Challenge. Extract each line of the material that follows exactly and omit its pictures.

Recorded data.
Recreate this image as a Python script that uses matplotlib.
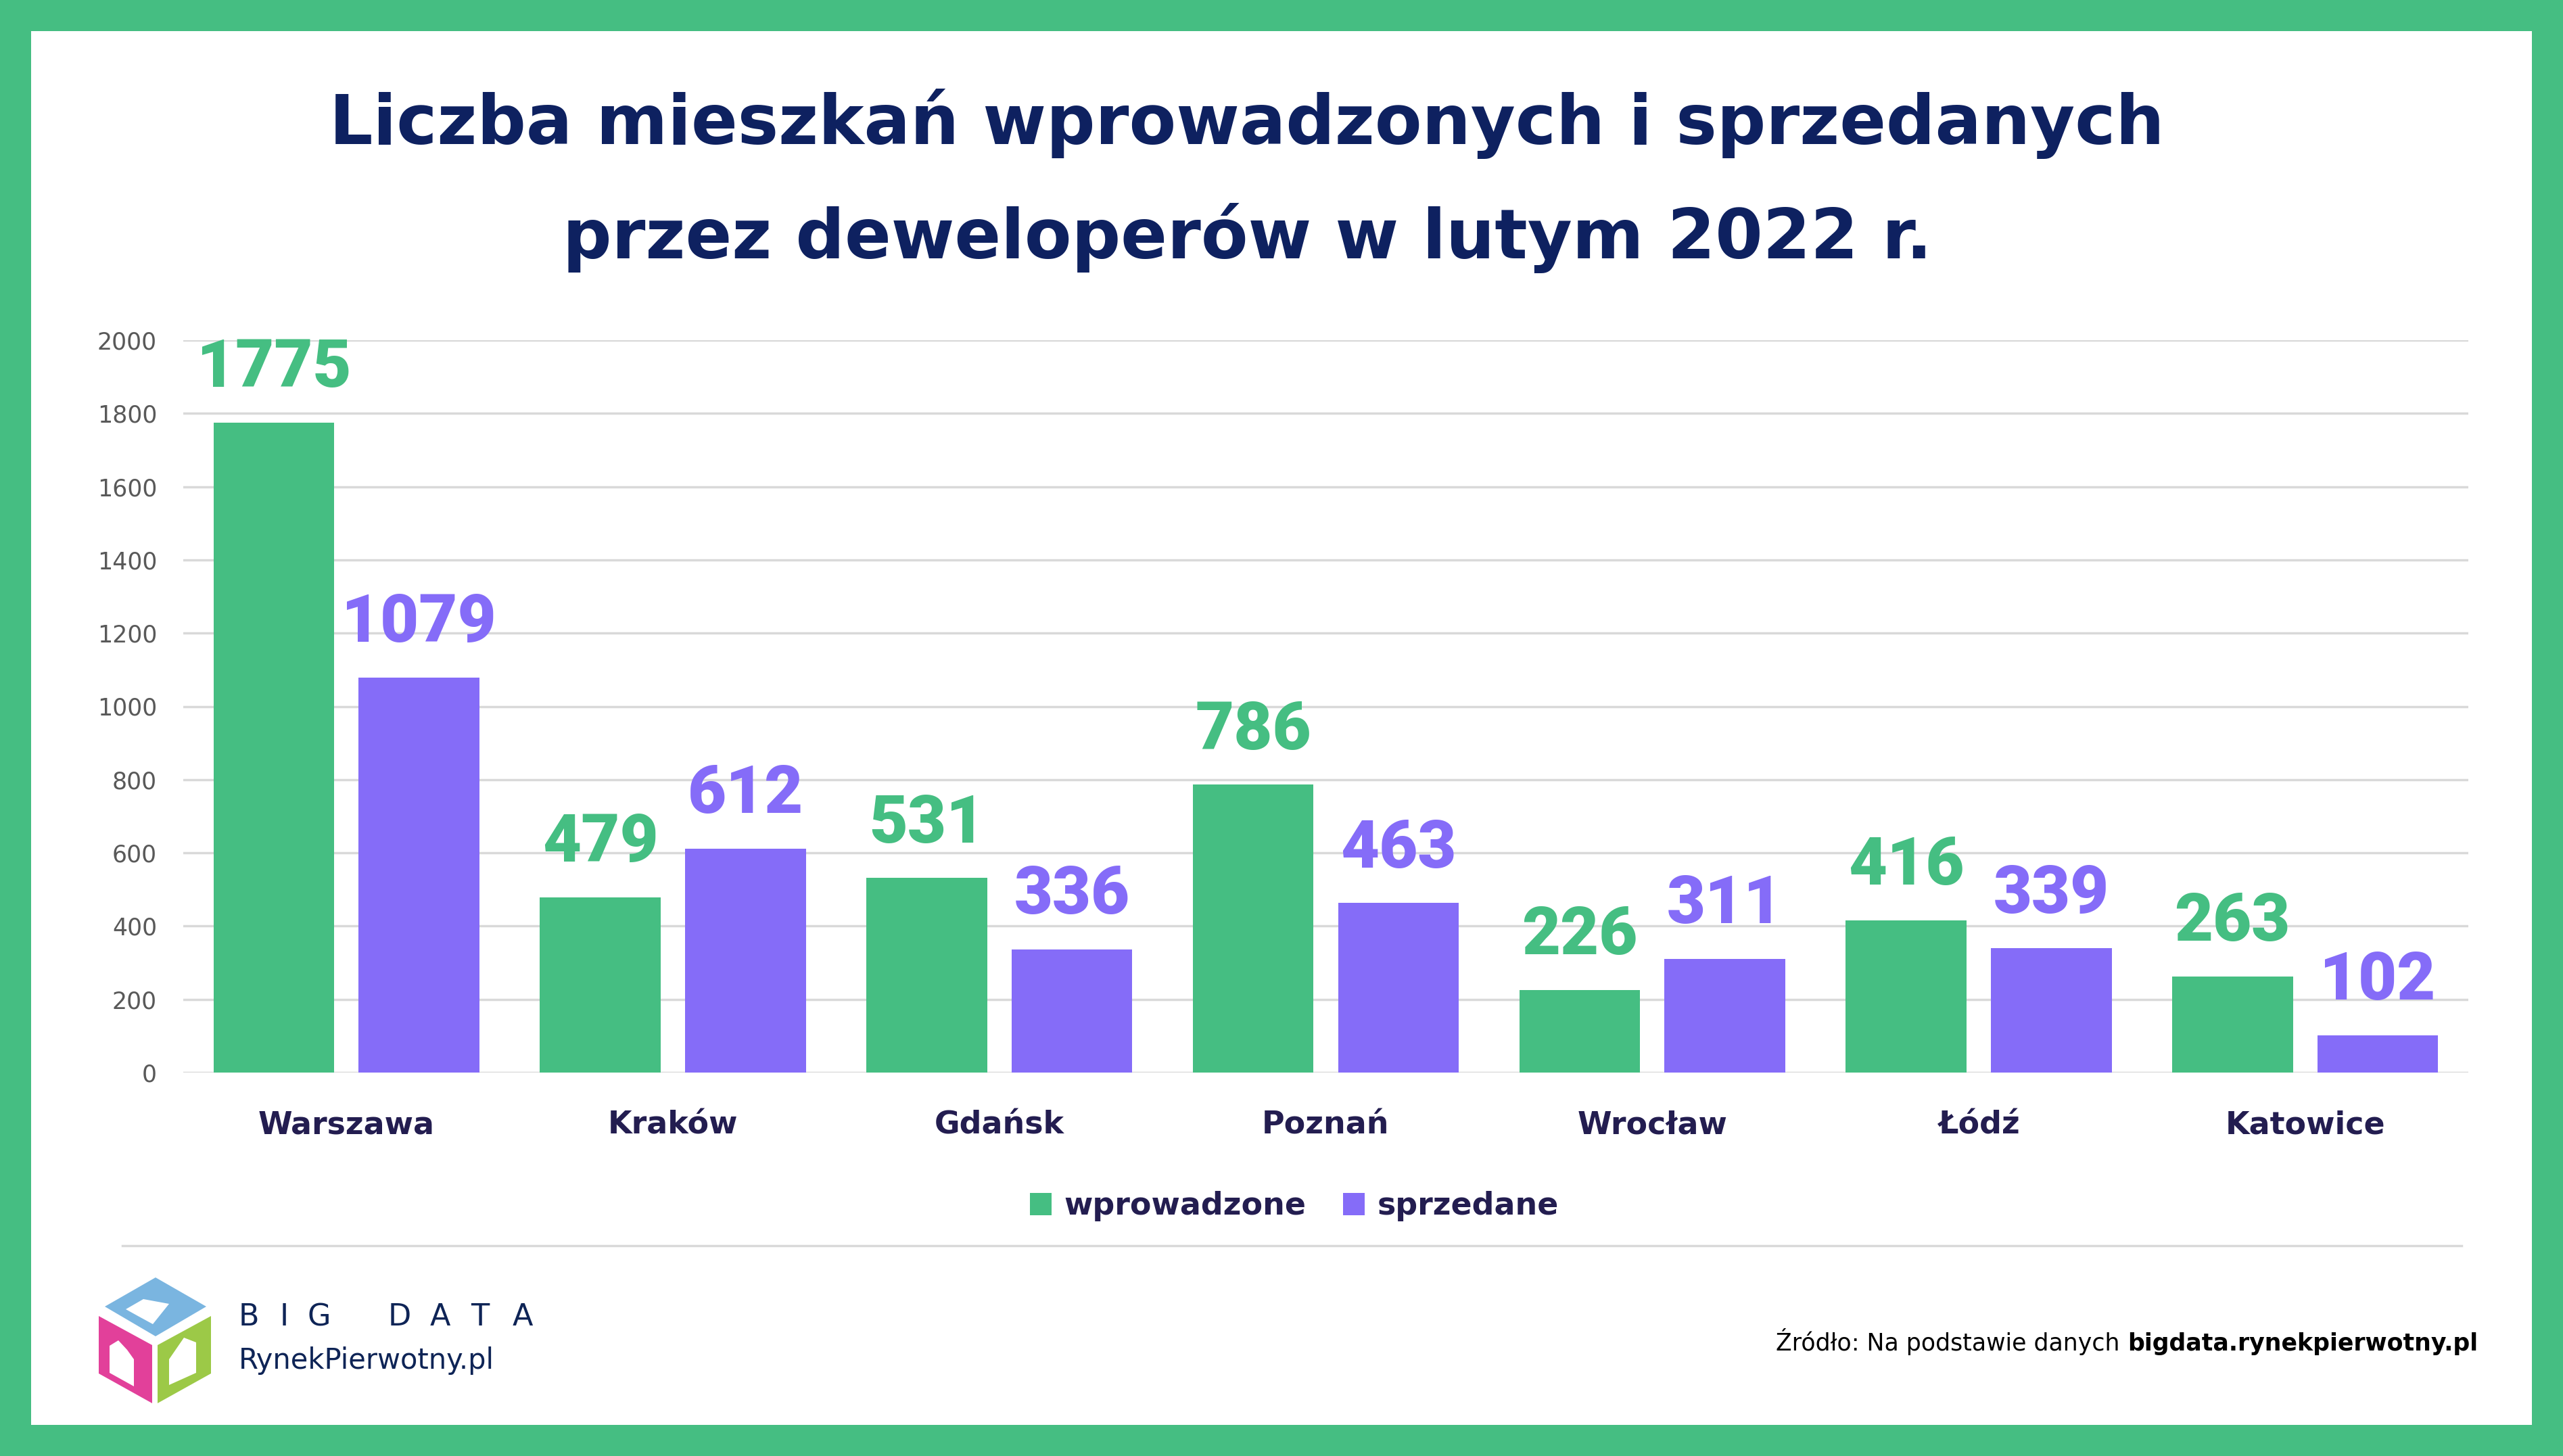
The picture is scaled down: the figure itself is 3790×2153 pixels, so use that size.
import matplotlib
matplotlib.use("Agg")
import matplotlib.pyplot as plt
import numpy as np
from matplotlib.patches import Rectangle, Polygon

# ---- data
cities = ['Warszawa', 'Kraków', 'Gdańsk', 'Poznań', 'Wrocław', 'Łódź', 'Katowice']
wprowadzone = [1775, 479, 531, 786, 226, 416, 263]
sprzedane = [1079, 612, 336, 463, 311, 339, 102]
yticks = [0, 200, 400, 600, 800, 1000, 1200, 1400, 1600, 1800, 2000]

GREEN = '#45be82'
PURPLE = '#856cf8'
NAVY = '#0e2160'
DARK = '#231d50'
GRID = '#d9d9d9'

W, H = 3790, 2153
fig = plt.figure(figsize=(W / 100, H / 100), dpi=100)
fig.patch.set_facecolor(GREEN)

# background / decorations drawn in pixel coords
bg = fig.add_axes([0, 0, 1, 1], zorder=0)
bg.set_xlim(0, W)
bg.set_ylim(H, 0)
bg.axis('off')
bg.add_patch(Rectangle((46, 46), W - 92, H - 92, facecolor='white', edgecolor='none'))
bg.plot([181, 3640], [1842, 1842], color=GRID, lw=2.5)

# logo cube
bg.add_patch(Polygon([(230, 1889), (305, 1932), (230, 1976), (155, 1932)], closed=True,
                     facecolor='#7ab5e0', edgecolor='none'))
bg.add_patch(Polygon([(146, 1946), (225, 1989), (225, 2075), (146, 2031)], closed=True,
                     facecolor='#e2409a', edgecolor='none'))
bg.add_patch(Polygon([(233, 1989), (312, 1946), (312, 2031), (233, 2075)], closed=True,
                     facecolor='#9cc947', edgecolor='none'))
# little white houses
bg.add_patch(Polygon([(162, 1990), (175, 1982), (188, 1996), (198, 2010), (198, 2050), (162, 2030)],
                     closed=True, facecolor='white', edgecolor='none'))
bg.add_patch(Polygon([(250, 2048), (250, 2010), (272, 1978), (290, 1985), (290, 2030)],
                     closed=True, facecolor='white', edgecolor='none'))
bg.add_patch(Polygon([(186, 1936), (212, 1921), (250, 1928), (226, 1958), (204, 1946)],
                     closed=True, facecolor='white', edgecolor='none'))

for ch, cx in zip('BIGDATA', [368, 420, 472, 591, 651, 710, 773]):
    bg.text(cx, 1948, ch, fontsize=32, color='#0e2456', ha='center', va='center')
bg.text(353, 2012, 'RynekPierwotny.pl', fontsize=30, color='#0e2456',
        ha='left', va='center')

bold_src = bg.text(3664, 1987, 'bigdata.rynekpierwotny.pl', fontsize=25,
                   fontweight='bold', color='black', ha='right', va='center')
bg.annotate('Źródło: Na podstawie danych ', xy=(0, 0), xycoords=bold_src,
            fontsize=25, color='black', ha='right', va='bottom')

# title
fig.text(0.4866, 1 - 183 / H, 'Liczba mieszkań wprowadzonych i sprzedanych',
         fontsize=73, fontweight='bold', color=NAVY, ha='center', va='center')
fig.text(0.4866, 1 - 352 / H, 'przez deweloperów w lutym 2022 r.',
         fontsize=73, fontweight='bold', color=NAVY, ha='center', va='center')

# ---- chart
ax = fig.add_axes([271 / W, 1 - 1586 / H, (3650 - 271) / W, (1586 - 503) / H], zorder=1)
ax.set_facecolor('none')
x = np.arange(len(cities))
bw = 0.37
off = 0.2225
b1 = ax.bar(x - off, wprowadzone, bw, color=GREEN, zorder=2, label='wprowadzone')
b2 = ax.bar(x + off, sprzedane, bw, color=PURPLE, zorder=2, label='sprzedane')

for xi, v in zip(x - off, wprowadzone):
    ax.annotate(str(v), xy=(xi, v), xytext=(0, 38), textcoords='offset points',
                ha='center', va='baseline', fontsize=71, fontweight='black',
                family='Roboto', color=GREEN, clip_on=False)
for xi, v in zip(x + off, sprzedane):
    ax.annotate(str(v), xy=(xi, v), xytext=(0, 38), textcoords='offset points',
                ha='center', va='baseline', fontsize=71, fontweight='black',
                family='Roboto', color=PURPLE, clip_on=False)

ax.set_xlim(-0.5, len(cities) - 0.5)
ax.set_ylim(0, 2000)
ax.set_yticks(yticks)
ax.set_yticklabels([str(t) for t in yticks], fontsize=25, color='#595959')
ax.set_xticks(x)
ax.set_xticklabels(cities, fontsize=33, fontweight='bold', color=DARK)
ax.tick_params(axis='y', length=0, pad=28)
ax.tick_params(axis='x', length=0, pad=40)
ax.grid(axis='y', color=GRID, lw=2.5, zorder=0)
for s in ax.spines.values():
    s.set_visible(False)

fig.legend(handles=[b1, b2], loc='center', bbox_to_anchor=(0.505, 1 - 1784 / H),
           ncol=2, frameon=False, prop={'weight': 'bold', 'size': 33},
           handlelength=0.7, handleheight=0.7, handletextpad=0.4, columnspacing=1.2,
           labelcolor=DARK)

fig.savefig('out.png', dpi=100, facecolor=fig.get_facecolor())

The response.
Recreate this image as a Python script that uses matplotlib.
The picture is scaled down: the figure itself is 3790×2153 pixels, so use that size.
import matplotlib
matplotlib.use("Agg")
import matplotlib.pyplot as plt
import numpy as np
from matplotlib.patches import Rectangle, Polygon

# ---- data
cities = ['Warszawa', 'Kraków', 'Gdańsk', 'Poznań', 'Wrocław', 'Łódź', 'Katowice']
wprowadzone = [1775, 479, 531, 786, 226, 416, 263]
sprzedane = [1079, 612, 336, 463, 311, 339, 102]
yticks = [0, 200, 400, 600, 800, 1000, 1200, 1400, 1600, 1800, 2000]

GREEN = '#45be82'
PURPLE = '#856cf8'
NAVY = '#0e2160'
DARK = '#231d50'
GRID = '#d9d9d9'

W, H = 3790, 2153
fig = plt.figure(figsize=(W / 100, H / 100), dpi=100)
fig.patch.set_facecolor(GREEN)

# background / decorations drawn in pixel coords
bg = fig.add_axes([0, 0, 1, 1], zorder=0)
bg.set_xlim(0, W)
bg.set_ylim(H, 0)
bg.axis('off')
bg.add_patch(Rectangle((46, 46), W - 92, H - 92, facecolor='white', edgecolor='none'))
bg.plot([181, 3640], [1842, 1842], color=GRID, lw=2.5)

# logo cube
bg.add_patch(Polygon([(230, 1889), (305, 1932), (230, 1976), (155, 1932)], closed=True,
                     facecolor='#7ab5e0', edgecolor='none'))
bg.add_patch(Polygon([(146, 1946), (225, 1989), (225, 2075), (146, 2031)], closed=True,
                     facecolor='#e2409a', edgecolor='none'))
bg.add_patch(Polygon([(233, 1989), (312, 1946), (312, 2031), (233, 2075)], closed=True,
                     facecolor='#9cc947', edgecolor='none'))
# little white houses
bg.add_patch(Polygon([(162, 1990), (175, 1982), (188, 1996), (198, 2010), (198, 2050), (162, 2030)],
                     closed=True, facecolor='white', edgecolor='none'))
bg.add_patch(Polygon([(250, 2048), (250, 2010), (272, 1978), (290, 1985), (290, 2030)],
                     closed=True, facecolor='white', edgecolor='none'))
bg.add_patch(Polygon([(186, 1936), (212, 1921), (250, 1928), (226, 1958), (204, 1946)],
                     closed=True, facecolor='white', edgecolor='none'))

for ch, cx in zip('BIGDATA', [368, 420, 472, 591, 651, 710, 773]):
    bg.text(cx, 1948, ch, fontsize=32, color='#0e2456', ha='center', va='center')
bg.text(353, 2012, 'RynekPierwotny.pl', fontsize=30, color='#0e2456',
        ha='left', va='center')

bold_src = bg.text(3664, 1987, 'bigdata.rynekpierwotny.pl', fontsize=25,
                   fontweight='bold', color='black', ha='right', va='center')
bg.annotate('Źródło: Na podstawie danych ', xy=(0, 0), xycoords=bold_src,
            fontsize=25, color='black', ha='right', va='bottom')

# title
fig.text(0.4866, 1 - 183 / H, 'Liczba mieszkań wprowadzonych i sprzedanych',
         fontsize=73, fontweight='bold', color=NAVY, ha='center', va='center')
fig.text(0.4866, 1 - 352 / H, 'przez deweloperów w lutym 2022 r.',
         fontsize=73, fontweight='bold', color=NAVY, ha='center', va='center')

# ---- chart
ax = fig.add_axes([271 / W, 1 - 1586 / H, (3650 - 271) / W, (1586 - 503) / H], zorder=1)
ax.set_facecolor('none')
x = np.arange(len(cities))
bw = 0.37
off = 0.2225
b1 = ax.bar(x - off, wprowadzone, bw, color=GREEN, zorder=2, label='wprowadzone')
b2 = ax.bar(x + off, sprzedane, bw, color=PURPLE, zorder=2, label='sprzedane')

for xi, v in zip(x - off, wprowadzone):
    ax.annotate(str(v), xy=(xi, v), xytext=(0, 38), textcoords='offset points',
                ha='center', va='baseline', fontsize=71, fontweight='black',
                family='Roboto', color=GREEN, clip_on=False)
for xi, v in zip(x + off, sprzedane):
    ax.annotate(str(v), xy=(xi, v), xytext=(0, 38), textcoords='offset points',
                ha='center', va='baseline', fontsize=71, fontweight='black',
                family='Roboto', color=PURPLE, clip_on=False)

ax.set_xlim(-0.5, len(cities) - 0.5)
ax.set_ylim(0, 2000)
ax.set_yticks(yticks)
ax.set_yticklabels([str(t) for t in yticks], fontsize=25, color='#595959')
ax.set_xticks(x)
ax.set_xticklabels(cities, fontsize=33, fontweight='bold', color=DARK)
ax.tick_params(axis='y', length=0, pad=28)
ax.tick_params(axis='x', length=0, pad=40)
ax.grid(axis='y', color=GRID, lw=2.5, zorder=0)
for s in ax.spines.values():
    s.set_visible(False)

fig.legend(handles=[b1, b2], loc='center', bbox_to_anchor=(0.505, 1 - 1784 / H),
           ncol=2, frameon=False, prop={'weight': 'bold', 'size': 33},
           handlelength=0.7, handleheight=0.7, handletextpad=0.4, columnspacing=1.2,
           labelcolor=DARK)

fig.savefig('out.png', dpi=100, facecolor=fig.get_facecolor())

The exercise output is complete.